#### Required work
Without the pictures, can you quote each line below exactly?

#### Collected data
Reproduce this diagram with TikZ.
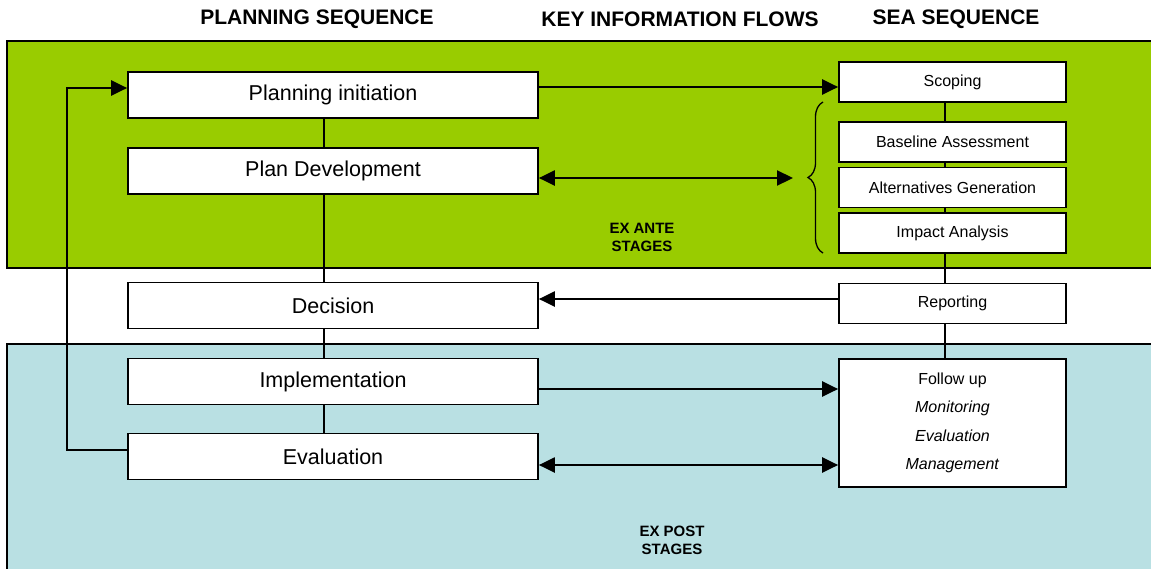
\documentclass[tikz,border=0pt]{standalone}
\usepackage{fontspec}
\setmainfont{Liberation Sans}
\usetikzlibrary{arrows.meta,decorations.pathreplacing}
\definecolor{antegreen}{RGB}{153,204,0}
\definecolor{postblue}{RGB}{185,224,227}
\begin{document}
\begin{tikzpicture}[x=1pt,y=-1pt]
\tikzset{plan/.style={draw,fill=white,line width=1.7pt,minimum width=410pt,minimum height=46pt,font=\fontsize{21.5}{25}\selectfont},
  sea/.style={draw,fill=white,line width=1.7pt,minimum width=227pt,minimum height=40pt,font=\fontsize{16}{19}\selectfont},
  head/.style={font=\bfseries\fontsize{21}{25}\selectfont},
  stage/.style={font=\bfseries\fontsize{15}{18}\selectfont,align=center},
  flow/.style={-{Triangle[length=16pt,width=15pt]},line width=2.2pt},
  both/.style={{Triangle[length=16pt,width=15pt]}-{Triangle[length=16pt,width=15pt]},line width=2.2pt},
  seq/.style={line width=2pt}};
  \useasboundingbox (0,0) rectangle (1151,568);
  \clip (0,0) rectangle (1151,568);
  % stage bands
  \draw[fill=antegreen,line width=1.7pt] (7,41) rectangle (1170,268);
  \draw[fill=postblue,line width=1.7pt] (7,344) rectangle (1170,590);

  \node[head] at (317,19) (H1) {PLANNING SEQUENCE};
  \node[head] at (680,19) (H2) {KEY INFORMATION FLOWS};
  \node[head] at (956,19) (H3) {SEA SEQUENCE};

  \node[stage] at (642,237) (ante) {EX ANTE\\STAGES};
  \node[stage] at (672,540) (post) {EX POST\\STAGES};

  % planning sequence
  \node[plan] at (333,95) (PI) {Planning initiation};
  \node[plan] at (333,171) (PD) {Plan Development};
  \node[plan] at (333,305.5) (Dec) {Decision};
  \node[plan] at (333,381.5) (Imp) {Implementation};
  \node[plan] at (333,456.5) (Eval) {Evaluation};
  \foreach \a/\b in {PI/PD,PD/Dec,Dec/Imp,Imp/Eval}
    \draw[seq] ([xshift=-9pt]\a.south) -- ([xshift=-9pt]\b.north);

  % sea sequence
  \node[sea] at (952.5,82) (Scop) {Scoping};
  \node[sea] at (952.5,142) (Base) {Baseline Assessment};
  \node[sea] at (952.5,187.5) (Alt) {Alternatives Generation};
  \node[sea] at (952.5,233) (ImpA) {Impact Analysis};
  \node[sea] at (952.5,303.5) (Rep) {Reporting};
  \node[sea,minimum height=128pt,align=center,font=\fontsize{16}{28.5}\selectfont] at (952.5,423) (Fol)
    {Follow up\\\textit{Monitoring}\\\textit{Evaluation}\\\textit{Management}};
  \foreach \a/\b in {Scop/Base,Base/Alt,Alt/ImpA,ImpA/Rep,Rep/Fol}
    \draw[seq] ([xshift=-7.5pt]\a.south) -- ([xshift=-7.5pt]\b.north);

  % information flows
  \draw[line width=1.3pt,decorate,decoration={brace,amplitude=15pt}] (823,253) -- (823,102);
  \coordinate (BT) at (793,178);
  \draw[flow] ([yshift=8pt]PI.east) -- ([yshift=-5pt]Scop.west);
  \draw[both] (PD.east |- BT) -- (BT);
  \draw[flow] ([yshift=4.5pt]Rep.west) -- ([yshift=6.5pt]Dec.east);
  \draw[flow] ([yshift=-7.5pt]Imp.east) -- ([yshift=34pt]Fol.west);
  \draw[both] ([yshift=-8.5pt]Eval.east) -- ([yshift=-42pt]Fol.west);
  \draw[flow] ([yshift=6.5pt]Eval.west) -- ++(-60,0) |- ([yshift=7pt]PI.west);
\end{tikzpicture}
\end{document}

#### Answer to the exercise
Reproduce this diagram with TikZ.
\documentclass[tikz,border=0pt]{standalone}
\usepackage{fontspec}
\setmainfont{Liberation Sans}
\usetikzlibrary{arrows.meta,decorations.pathreplacing}
\definecolor{antegreen}{RGB}{153,204,0}
\definecolor{postblue}{RGB}{185,224,227}
\begin{document}
\begin{tikzpicture}[x=1pt,y=-1pt]
\tikzset{plan/.style={draw,fill=white,line width=1.7pt,minimum width=410pt,minimum height=46pt,font=\fontsize{21.5}{25}\selectfont},
  sea/.style={draw,fill=white,line width=1.7pt,minimum width=227pt,minimum height=40pt,font=\fontsize{16}{19}\selectfont},
  head/.style={font=\bfseries\fontsize{21}{25}\selectfont},
  stage/.style={font=\bfseries\fontsize{15}{18}\selectfont,align=center},
  flow/.style={-{Triangle[length=16pt,width=15pt]},line width=2.2pt},
  both/.style={{Triangle[length=16pt,width=15pt]}-{Triangle[length=16pt,width=15pt]},line width=2.2pt},
  seq/.style={line width=2pt}};
  \useasboundingbox (0,0) rectangle (1151,568);
  \clip (0,0) rectangle (1151,568);
  % stage bands
  \draw[fill=antegreen,line width=1.7pt] (7,41) rectangle (1170,268);
  \draw[fill=postblue,line width=1.7pt] (7,344) rectangle (1170,590);

  \node[head] at (317,19) (H1) {PLANNING SEQUENCE};
  \node[head] at (680,19) (H2) {KEY INFORMATION FLOWS};
  \node[head] at (956,19) (H3) {SEA SEQUENCE};

  \node[stage] at (642,237) (ante) {EX ANTE\\STAGES};
  \node[stage] at (672,540) (post) {EX POST\\STAGES};

  % planning sequence
  \node[plan] at (333,95) (PI) {Planning initiation};
  \node[plan] at (333,171) (PD) {Plan Development};
  \node[plan] at (333,305.5) (Dec) {Decision};
  \node[plan] at (333,381.5) (Imp) {Implementation};
  \node[plan] at (333,456.5) (Eval) {Evaluation};
  \foreach \a/\b in {PI/PD,PD/Dec,Dec/Imp,Imp/Eval}
    \draw[seq] ([xshift=-9pt]\a.south) -- ([xshift=-9pt]\b.north);

  % sea sequence
  \node[sea] at (952.5,82) (Scop) {Scoping};
  \node[sea] at (952.5,142) (Base) {Baseline Assessment};
  \node[sea] at (952.5,187.5) (Alt) {Alternatives Generation};
  \node[sea] at (952.5,233) (ImpA) {Impact Analysis};
  \node[sea] at (952.5,303.5) (Rep) {Reporting};
  \node[sea,minimum height=128pt,align=center,font=\fontsize{16}{28.5}\selectfont] at (952.5,423) (Fol)
    {Follow up\\\textit{Monitoring}\\\textit{Evaluation}\\\textit{Management}};
  \foreach \a/\b in {Scop/Base,Base/Alt,Alt/ImpA,ImpA/Rep,Rep/Fol}
    \draw[seq] ([xshift=-7.5pt]\a.south) -- ([xshift=-7.5pt]\b.north);

  % information flows
  \draw[line width=1.3pt,decorate,decoration={brace,amplitude=15pt}] (823,253) -- (823,102);
  \coordinate (BT) at (793,178);
  \draw[flow] ([yshift=8pt]PI.east) -- ([yshift=-5pt]Scop.west);
  \draw[both] (PD.east |- BT) -- (BT);
  \draw[flow] ([yshift=4.5pt]Rep.west) -- ([yshift=6.5pt]Dec.east);
  \draw[flow] ([yshift=-7.5pt]Imp.east) -- ([yshift=34pt]Fol.west);
  \draw[both] ([yshift=-8.5pt]Eval.east) -- ([yshift=-42pt]Fol.west);
  \draw[flow] ([yshift=6.5pt]Eval.west) -- ++(-60,0) |- ([yshift=7pt]PI.west);
\end{tikzpicture}
\end{document}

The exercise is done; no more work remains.